A prominent Roman Catholic Church leader in Germany has said that he believes priests should be allowed to get married, opposing centuries of mandated celibacy for clergy.

Cardinal Reinhard Marx, the archbishop of Munich and a reformist ally of Pope Francis, told the German publication Sueddeutsche Zeitung that he supported clerical marriage as part of reforms to battle sex abuse.

“For some priests, it would be better if they were married — not just for sexual reasons, but because it would be better for their life and they wouldn’t be lonely,” stated Marx, as reported by The Associated Press. “We must hold this discussion.”

While Marx stressed he is not totally opposed to celibacy, he said he believed that “it would be better for everyone to create the possibility of celibate and married priests.” He questioned “whether it should be taken as a basic precondition for every priest.”

Last month, the Munich law firm Westpfahl Spilker Wastl produced a 1,000-page report finding nearly 500 victims of abuse by church figures in the Munich archdiocese from 1945 to 2019.

The report garnered major attention in part because Pope Emeritus Benedict XVI, then known as Joseph Ratzinger, served as archbishop of Munich and Freising from 1977 to 1982.

A point of outrage, according to the Catholic News Agency, was that Ratzinger was present for a meeting that sought to transfer a priest with several allegations of abuse to his diocese.
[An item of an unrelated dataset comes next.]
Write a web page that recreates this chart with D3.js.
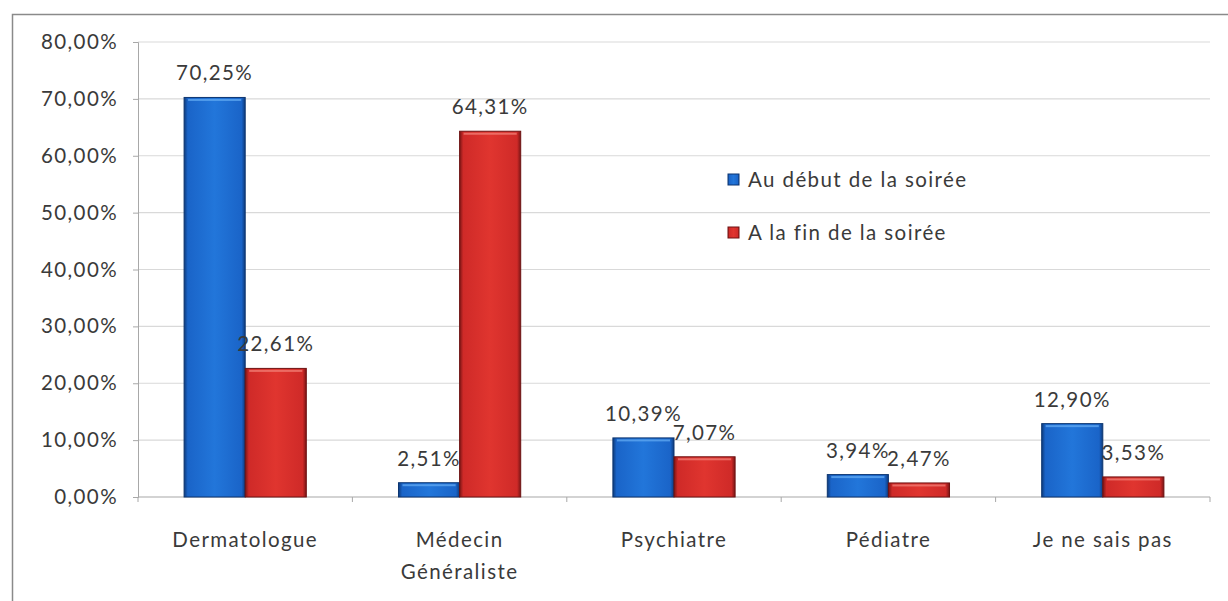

The emeritus pope issued a “heartfelt request for forgiveness” in a statement issued through the Vatican this week but denied wrongdoing. 

German Bishop Stefan Oster defended Ratzinger, arguing that the meeting involved referring the priest to the diocese to receive mental treatment and that Ratzinger had “entrusted himself to collaborators who committed a capital error on a decisive point.”